▶ **WHAT NEEDS TO BE DONE**
Leaving out the pictures, retype the lines from the beginning of the listing through the line containing "import plotly.graph_objects as go".

===

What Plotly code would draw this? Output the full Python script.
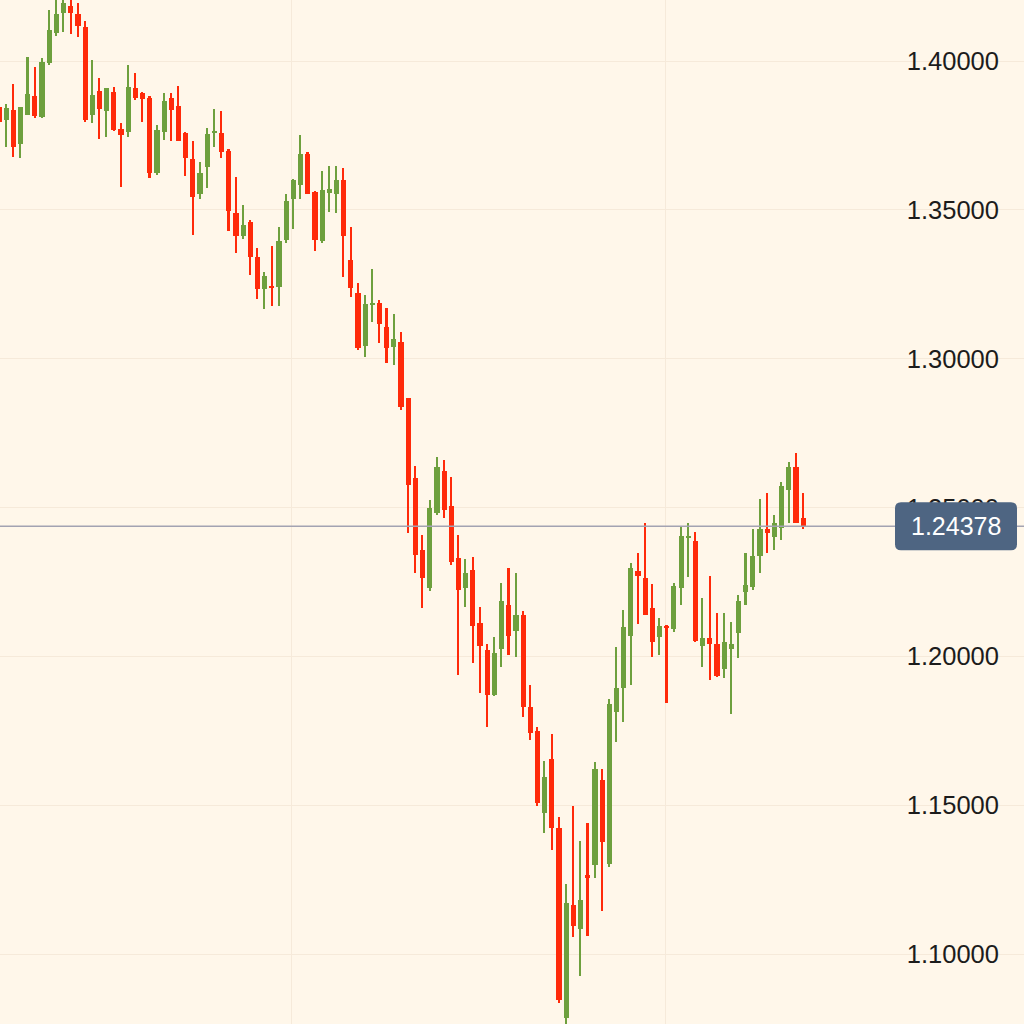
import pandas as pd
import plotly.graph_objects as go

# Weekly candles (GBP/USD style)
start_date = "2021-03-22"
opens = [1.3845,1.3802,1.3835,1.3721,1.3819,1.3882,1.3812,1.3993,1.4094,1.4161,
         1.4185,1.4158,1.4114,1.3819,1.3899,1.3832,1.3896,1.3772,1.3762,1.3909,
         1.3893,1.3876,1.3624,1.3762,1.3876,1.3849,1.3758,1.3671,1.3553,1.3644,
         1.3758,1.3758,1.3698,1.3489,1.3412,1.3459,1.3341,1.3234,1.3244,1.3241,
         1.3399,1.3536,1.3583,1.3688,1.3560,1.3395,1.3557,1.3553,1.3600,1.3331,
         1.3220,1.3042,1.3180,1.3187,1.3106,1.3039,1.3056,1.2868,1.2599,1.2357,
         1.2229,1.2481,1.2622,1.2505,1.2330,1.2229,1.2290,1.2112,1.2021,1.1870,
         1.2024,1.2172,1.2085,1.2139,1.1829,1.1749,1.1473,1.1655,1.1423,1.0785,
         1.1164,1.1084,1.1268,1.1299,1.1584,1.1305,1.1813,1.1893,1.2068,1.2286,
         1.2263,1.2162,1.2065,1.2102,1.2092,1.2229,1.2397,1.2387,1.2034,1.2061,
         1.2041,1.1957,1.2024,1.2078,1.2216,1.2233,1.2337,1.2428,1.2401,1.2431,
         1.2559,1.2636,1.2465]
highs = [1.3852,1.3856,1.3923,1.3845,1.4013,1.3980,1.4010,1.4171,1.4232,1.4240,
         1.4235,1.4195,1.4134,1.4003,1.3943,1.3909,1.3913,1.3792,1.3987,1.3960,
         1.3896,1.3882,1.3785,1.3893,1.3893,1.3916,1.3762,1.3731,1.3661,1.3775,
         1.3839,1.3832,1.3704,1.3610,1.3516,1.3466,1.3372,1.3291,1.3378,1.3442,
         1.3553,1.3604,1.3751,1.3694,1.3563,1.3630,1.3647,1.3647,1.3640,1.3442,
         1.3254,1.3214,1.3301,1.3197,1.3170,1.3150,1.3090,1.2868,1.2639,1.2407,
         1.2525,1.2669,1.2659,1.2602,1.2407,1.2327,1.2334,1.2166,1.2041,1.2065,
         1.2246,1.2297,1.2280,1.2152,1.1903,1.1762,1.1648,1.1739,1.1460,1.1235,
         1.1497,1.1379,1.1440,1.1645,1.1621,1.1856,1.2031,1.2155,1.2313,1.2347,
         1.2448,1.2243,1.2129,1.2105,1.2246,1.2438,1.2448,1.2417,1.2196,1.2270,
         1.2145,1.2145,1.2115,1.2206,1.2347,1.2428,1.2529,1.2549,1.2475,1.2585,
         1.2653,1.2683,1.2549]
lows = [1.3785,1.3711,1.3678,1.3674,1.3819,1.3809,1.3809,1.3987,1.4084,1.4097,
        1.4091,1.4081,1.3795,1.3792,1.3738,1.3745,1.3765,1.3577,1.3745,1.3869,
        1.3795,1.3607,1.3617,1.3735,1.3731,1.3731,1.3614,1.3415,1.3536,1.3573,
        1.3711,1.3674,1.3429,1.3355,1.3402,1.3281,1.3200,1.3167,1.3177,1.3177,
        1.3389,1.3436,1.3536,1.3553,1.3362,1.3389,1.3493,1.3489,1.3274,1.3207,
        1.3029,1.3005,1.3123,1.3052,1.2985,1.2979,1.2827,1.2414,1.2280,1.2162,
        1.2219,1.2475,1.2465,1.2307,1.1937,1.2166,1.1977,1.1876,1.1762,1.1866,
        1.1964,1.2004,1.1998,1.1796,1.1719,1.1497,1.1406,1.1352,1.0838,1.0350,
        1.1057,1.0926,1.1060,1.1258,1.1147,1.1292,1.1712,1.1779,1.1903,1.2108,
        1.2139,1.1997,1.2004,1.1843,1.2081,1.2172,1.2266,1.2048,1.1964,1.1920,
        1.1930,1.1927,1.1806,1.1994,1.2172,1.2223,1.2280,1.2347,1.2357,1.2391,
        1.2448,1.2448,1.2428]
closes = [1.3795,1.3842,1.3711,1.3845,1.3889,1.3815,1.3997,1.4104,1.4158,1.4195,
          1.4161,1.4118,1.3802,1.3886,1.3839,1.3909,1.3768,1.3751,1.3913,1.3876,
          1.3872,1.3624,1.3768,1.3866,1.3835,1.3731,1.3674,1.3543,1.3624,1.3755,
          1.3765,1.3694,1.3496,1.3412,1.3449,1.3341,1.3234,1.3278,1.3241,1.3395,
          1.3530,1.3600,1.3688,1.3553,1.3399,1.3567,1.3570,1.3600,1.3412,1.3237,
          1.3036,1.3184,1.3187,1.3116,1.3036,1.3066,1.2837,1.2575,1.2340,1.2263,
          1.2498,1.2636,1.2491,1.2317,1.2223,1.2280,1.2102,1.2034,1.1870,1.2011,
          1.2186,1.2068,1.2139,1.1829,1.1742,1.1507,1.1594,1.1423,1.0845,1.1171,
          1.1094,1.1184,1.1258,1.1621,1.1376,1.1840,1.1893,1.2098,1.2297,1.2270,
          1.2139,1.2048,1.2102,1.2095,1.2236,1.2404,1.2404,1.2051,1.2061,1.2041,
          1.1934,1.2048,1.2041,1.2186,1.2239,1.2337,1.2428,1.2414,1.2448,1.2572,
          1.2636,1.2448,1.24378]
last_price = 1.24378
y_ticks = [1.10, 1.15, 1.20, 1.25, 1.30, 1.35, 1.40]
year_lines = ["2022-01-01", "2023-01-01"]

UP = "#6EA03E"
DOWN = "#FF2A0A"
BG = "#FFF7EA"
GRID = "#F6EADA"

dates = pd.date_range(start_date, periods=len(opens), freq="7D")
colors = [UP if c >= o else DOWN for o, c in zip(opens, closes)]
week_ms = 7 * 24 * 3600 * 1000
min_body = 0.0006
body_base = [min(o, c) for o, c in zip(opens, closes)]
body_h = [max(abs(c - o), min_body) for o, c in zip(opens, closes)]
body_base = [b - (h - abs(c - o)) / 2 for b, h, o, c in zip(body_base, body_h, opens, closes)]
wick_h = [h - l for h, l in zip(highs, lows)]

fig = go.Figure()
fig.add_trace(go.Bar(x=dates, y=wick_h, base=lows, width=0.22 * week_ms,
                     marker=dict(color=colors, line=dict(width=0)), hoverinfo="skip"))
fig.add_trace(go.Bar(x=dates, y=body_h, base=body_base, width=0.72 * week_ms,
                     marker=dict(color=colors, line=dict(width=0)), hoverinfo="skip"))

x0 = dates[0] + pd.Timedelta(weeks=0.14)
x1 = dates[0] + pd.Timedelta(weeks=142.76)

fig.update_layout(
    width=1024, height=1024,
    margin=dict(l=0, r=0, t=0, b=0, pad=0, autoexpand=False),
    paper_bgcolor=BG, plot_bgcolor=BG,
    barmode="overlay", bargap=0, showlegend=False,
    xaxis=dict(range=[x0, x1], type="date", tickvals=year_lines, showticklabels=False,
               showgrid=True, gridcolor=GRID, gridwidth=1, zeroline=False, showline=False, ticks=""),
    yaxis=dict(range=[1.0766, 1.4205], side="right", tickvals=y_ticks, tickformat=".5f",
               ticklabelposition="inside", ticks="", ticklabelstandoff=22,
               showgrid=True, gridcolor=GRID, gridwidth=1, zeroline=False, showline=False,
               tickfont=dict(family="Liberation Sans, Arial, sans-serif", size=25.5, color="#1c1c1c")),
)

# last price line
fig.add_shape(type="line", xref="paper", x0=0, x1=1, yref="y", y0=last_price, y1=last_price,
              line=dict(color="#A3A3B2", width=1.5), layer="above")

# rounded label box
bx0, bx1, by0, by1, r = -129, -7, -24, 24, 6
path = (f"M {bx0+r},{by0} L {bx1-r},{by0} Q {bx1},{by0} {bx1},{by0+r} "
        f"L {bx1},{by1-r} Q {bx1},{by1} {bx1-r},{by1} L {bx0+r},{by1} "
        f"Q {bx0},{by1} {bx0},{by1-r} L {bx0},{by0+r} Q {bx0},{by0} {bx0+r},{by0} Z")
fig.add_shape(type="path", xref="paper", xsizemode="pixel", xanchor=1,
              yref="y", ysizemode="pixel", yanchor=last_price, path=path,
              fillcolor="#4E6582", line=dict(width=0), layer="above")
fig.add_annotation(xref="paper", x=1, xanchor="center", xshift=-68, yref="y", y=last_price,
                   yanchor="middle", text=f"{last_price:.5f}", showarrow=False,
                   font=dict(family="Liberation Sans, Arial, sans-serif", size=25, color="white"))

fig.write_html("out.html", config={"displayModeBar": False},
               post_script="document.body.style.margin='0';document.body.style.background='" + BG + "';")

===

▶ **FINISHED ANSWER**
What Plotly code would draw this? Output the full Python script.
import pandas as pd
import plotly.graph_objects as go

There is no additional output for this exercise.